An uninhabited British island that is so remote a permit is required to visit has been littered with thousands of elastic bands. National Trust Rangers who care for the colony off the Cornish coast were initially left scratching their heads by the phenomenon, which has seen coloured bands strewn across the island.

It is thought to be caused by great black-backed and herring gulls mistaking the bands for food while feeding in agricultural fields on the mainland, before returning to deposit them at roosting sites on the island. The elastic bands are believed to have come from nearby horticultural fields, where they are used to tie together bunches of cut flowers.

Experts monitoring the site found large numbers of tan, yellow and green bands among pellets regurgitated by the birds. Small bundles of green fishing net and twine were also uncovered among the undigested food, likely mistaken by the gulls for tasty morsels floating on the surface of the sea.

Rachel Holder, Area Ranger for the National Trust, said, “Ingested plastic and rubber is another factor in a long list of challenges which our gulls and other seabirds must contend with just to survive. Places like Mullion Island should be sanctuaries for our seabirds, so it’s distressing to see them become victims of human activity.

“Despite being noisy and boisterous and seemingly common, gulls are on the decline. They’re already struggling with changes to fish populations and disturbance to nesting sites – and eating elastic bands and fishing waste does nothing to ease their plight.”

Numbers of great black-backed gull have fallen by 30% in recent years, while the herring gull – the species notorious for pinching food from unaware tourists – now appears on the UK Red List of Birds of Conservation Concern.

Cared for by the National Trust, Mullion Island is a small, rocky outpost a half mile off Mullion Cove on the Lizard Peninsula, that provides a sanctuary for nesting seabirds including great black-backed gulls – the largest species of gull in the world – herring gulls, cormorants and shags.
 
Lizzy Carlyle, Head of Environmental Practices at the National Trust, added, “Single-use materials are having an alarming impact on our country’s most remote places. It’s up to all of us to take responsibility for how we use and dispose of these items – whether we’re producers or consumers.”

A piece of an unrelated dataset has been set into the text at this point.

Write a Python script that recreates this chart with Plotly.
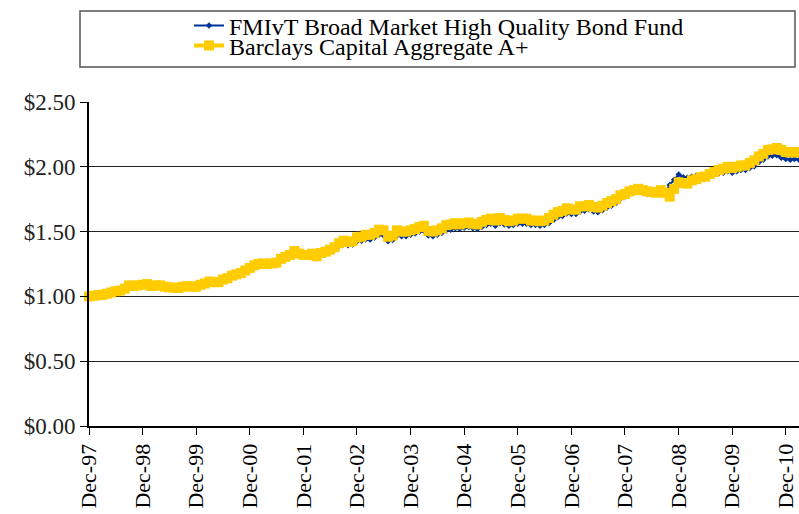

The recent State of Nature report compiled by 70 conservation charities, including the National Trust, highlighted the many challenges faced by seabirds in the UK, including declining fish stocks, loss of habitat and warming seas. Incidents of entanglement and ingestion of plastics by marine animals are now widely reported.

Mark Grantham from the West Cornwall Ringing Group which discovered the bands, said: “We first noticed the bands on a monitoring visit during the breeding season and were puzzled why there were so many and how they’d got there.

“To save disturbing the nesting birds, we made a special trip over in the autumn to clear the litter. Within just an hour we’d collected thousands of bands and handfuls of fishing waste. The gull breeding season was disappointingly poor in 2019 and these hidden human pressures are doing nothing to help our seabirds.”